I am grateful for the work that disability-run and disability-forward organizations do to prioritize inclusion and access. Many people have come together this month to express their commitment to systems transformation: scaling up programs that support self-sufficiency, dismantling attitudinal and policy barriers, and creating workplace cultures that see disability as an asset.

I hope that beyond this month, employers, policymakers, social service entities, and more, can heed the call of NDEAM: to embrace the boundless opportunities to recognize where progress has been made, as well as the opportunities to bridge gaps between policy and lived experience.
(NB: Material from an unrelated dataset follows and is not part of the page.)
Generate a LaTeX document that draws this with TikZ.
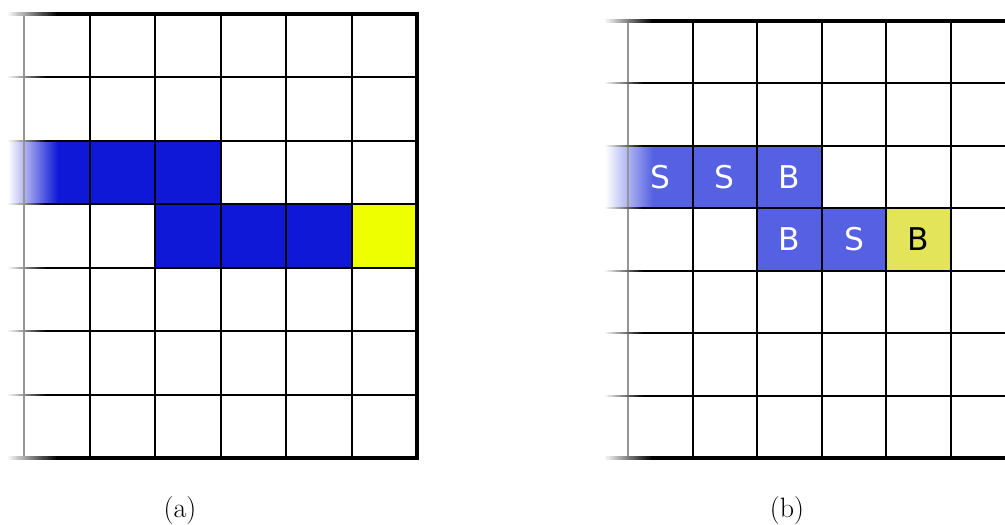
\documentclass[tikz,border=0pt]{standalone}
\usepackage{fontspec}
\newfontfamily\cellfont{DejaVu Sans}
\definecolor{bluea}{RGB}{14,24,214}
\definecolor{yellowa}{RGB}{238,255,0}
\definecolor{blueb}{RGB}{85,96,227}
\definecolor{yellowb}{RGB}{228,228,90}
\definecolor{leftgray}{RGB}{150,150,150}
% #1 start x, #2 end x, #3 y, #4 line width
\newcommand\fadeline[4]{%
  \foreach \k in {1,...,24}{%
    \pgfmathsetmacro\xa{#1+(#2-#1)*(\k-1)/24}%
    \pgfmathsetmacro\xb{#1+(#2-#1)*(\k)/24+0.004}%
    \pgfmathsetmacro\pc{int(100*\k/24)}%
    \draw[line width=#4, black!\pc] (\xa,#3) -- (\xb,#3);
  }}
\begin{document}
\begin{tikzpicture}[x=0.75pt,y=-0.75pt,
  gridline/.style={line width=1.5pt, black},
  leftline/.style={line width=1.5pt, leftgray},
  borderline/.style={line width=3pt, black},
  cellout/.style={draw=blue!40!black, line width=0.8pt},
  celltext/.style={font=\cellfont\fontsize{23.5}{28}\selectfont, text=white},
  caption/.style={font=\fontsize{21}{25}\selectfont, anchor=base}]
\useasboundingbox (0,0) rectangle (1005,524);
\clip (0,0) rectangle (1005,524);
\fill[white] (0,0) rectangle (1005,524);

% ---------------- panel (a) ----------------
\begin{scope}[xshift=18pt, yshift=-10.5pt, x=49.125pt, y=-47.57pt]
  \def\fs{-0.244}
  % cells
  \shade[left color=white, right color=bluea] (\fs,2) rectangle (0.52,3);
  \fill[bluea] (0.52,2) rectangle (3,3);
  \fill[bluea, cellout] (1,2) rectangle (2,3);
  \fill[bluea, cellout] (2,2) rectangle (3,3);
  \fill[bluea, cellout] (2,3) rectangle (3,4);
  \fill[bluea, cellout] (3,3) rectangle (4,4);
  \fill[bluea, cellout] (4,3) rectangle (5,4);
  \fill[yellowa, draw=yellowa!60!black, line width=0.8pt] (5,3) rectangle (6,4);
  % grid
  \foreach \i in {1,...,5} \draw[gridline] (\i,0) -- (\i,7);
  \draw[leftline] (0,0) -- (0,7);
  \foreach \j in {1,...,6} {
    \fadeline{\fs}{0.35}{\j}{1.5pt}
    \draw[gridline] (0.35,\j) -- (6,\j);
  }
  \foreach \j in {0,7} {
    \fadeline{\fs}{0.52}{\j}{3pt}
    \draw[borderline] (0.52,\j) -- (6,\j);
  }
  \draw[borderline] ([yshift=1.5pt]6,0) -- ([yshift=-1.5pt]6,7);
\end{scope}

% ---------------- panel (b) ----------------
\begin{scope}[xshift=471pt, yshift=-15.75pt, x=48.45pt, y=-46.82pt]
  \def\fs{-0.356}
  \shade[left color=white, right color=blueb] (\fs,2) rectangle (0.387,3);
  \fill[blueb] (0.387,2) rectangle (3,3);
  \fill[blueb, cellout] (1,2) rectangle (2,3);
  \fill[blueb, cellout] (2,2) rectangle (3,3);
  \fill[blueb, cellout] (2,3) rectangle (3,4);
  \fill[blueb, cellout] (3,3) rectangle (4,4);
  \fill[yellowb, draw=yellowb!50!black, line width=0.8pt] (4,3) rectangle (5,4);
  % grid
  \foreach \i in {1,...,6} \draw[gridline] (\i,0) -- (\i,7);
  \draw[leftline] (0,0) -- (0,7);
  \foreach \j in {1,...,6} {
    \fadeline{\fs}{0.25}{\j}{1.5pt}
    \draw[gridline] (0.25,\j) -- (6.5,\j);
  }
  \foreach \j in {0,7} {
    \fadeline{\fs}{0.387}{\j}{3pt}
    \draw[borderline] (0.387,\j) -- (6.5,\j);
  }
  % texts
  \node[celltext] (s1) at (0.5,2.5) {S};
  \node[celltext] (s2) at (1.5,2.5) {S};
  \node[celltext] (b1) at (2.5,2.5) {B};
  \node[celltext] (b2) at (2.5,3.5) {B};
  \node[celltext] (s3) at (3.5,3.5) {S};
  \node[celltext, text=black] (b3) at (4.5,3.5) {B};
\end{scope}

% captions
\node[caption] (capa) at (180,517.5) {(a)};
\node[caption] (capb) at (787,517.5) {(b)};
\end{tikzpicture}
\end{document}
To recognize that behind every disability employment “success story,” like my own, there has been crucial supports: hybrid work arrangements; flexible schedules that can adapt when one’s capabilities fluctuate on a day-to-day basis; and kind, patient, and understanding supervisors that allow young disabled early career professionals to make mistakes and help course correct. And, to recognize that behind the disproportionately high underemployment statistics, there are disabled individuals looking for work that offer an abundance of potential and gifts. Their difficulties with securing employment stem from a culture that struggles to accept that among human beings, we all move, communicate, and think differently. As we navigate these differences, it is our collective responsibility to respect everyone’s support needs, areas for growth, and strengths.

Because—regardless of our employment status—people with disabilities all have tremendous value and talent.